| SET PROBLEM |
Filter the data for lines with the word "this", then copy every line so identified.

#### EXTRACTED MATERIAL ####

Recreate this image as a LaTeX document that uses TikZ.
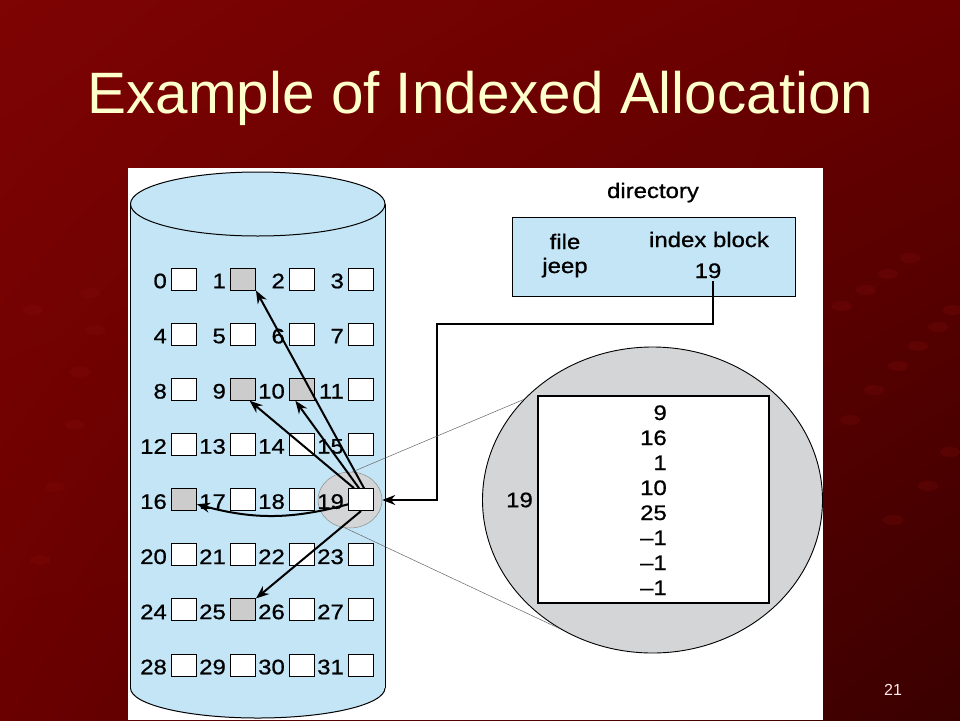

####
#### EXTRACTED MATERIAL ####

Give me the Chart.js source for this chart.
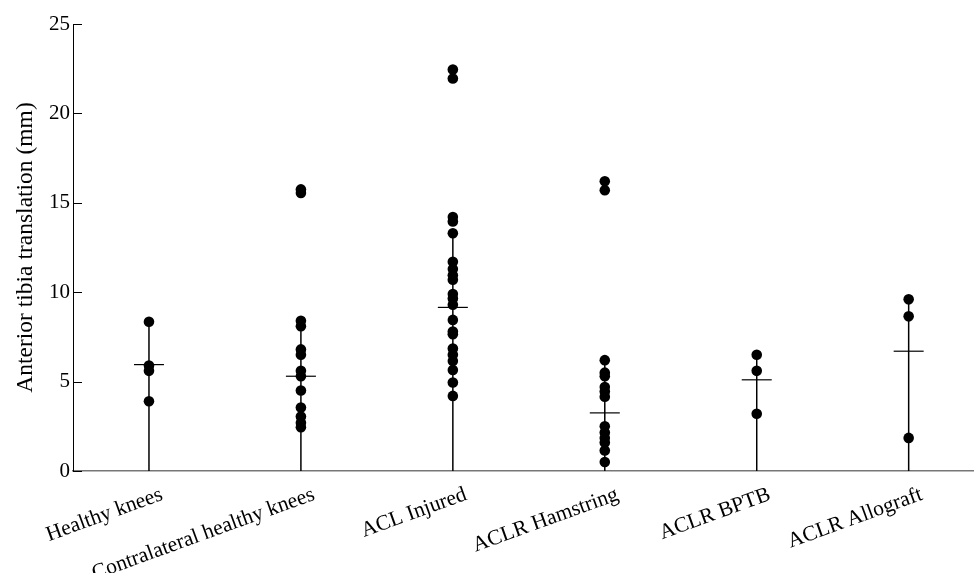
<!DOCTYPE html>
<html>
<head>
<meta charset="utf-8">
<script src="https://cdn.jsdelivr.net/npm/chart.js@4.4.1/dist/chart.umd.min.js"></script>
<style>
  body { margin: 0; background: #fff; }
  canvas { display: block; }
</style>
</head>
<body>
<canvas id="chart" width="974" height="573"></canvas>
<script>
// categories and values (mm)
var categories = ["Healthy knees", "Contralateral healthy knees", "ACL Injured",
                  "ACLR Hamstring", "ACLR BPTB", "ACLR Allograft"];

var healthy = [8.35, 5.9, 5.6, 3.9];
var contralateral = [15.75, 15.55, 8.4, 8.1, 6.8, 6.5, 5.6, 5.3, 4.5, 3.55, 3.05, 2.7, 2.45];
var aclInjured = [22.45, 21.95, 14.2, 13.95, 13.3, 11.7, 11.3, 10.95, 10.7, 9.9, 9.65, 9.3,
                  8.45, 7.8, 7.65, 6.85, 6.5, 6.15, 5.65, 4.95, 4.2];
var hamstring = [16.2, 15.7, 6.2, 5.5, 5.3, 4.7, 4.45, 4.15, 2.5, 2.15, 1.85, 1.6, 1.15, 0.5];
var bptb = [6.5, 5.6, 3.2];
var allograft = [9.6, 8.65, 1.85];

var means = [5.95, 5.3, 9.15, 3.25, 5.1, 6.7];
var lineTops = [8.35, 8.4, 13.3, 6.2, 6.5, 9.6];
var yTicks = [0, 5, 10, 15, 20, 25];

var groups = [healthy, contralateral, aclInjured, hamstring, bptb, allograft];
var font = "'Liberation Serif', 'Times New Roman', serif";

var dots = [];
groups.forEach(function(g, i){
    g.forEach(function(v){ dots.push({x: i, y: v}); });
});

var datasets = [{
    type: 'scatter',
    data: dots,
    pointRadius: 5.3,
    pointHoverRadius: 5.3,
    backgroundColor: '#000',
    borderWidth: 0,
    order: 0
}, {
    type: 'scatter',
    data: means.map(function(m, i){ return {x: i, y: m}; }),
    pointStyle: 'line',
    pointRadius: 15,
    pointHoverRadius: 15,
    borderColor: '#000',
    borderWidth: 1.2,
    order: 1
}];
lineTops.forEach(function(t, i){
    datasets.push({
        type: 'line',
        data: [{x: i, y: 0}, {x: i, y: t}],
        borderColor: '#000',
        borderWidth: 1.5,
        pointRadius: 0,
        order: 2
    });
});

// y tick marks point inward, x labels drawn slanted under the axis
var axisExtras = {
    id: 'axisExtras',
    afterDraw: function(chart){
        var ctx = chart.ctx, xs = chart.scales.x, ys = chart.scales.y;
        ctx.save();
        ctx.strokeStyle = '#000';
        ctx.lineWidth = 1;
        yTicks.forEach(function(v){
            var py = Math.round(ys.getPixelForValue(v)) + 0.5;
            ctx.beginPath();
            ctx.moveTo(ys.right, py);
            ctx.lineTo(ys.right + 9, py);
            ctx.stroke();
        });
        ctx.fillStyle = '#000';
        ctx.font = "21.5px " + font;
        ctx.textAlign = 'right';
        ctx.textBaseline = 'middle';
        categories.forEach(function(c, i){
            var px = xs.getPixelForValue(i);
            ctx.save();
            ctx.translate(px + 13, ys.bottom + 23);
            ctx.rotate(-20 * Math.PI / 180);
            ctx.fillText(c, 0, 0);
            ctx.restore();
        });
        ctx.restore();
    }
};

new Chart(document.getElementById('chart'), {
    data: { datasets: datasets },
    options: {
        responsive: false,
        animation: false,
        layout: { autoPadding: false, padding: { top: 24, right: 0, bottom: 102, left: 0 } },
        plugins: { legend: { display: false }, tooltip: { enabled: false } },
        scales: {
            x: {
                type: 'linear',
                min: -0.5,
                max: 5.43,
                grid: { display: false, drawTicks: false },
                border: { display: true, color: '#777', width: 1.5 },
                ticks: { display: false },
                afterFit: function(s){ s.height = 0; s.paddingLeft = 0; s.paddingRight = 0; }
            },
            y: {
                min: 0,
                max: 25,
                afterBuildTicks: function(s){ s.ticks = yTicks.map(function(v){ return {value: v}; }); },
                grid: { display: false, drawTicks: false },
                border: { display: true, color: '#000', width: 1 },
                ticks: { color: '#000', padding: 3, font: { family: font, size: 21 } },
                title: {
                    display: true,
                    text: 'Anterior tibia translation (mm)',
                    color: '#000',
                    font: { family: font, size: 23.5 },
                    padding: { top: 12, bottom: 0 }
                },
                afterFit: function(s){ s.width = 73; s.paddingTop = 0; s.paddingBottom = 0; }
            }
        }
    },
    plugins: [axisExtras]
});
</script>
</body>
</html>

####

| ANSWER IN FULL |
Recreate this image as a LaTeX document that uses TikZ.
Give me the Chart.js source for this chart.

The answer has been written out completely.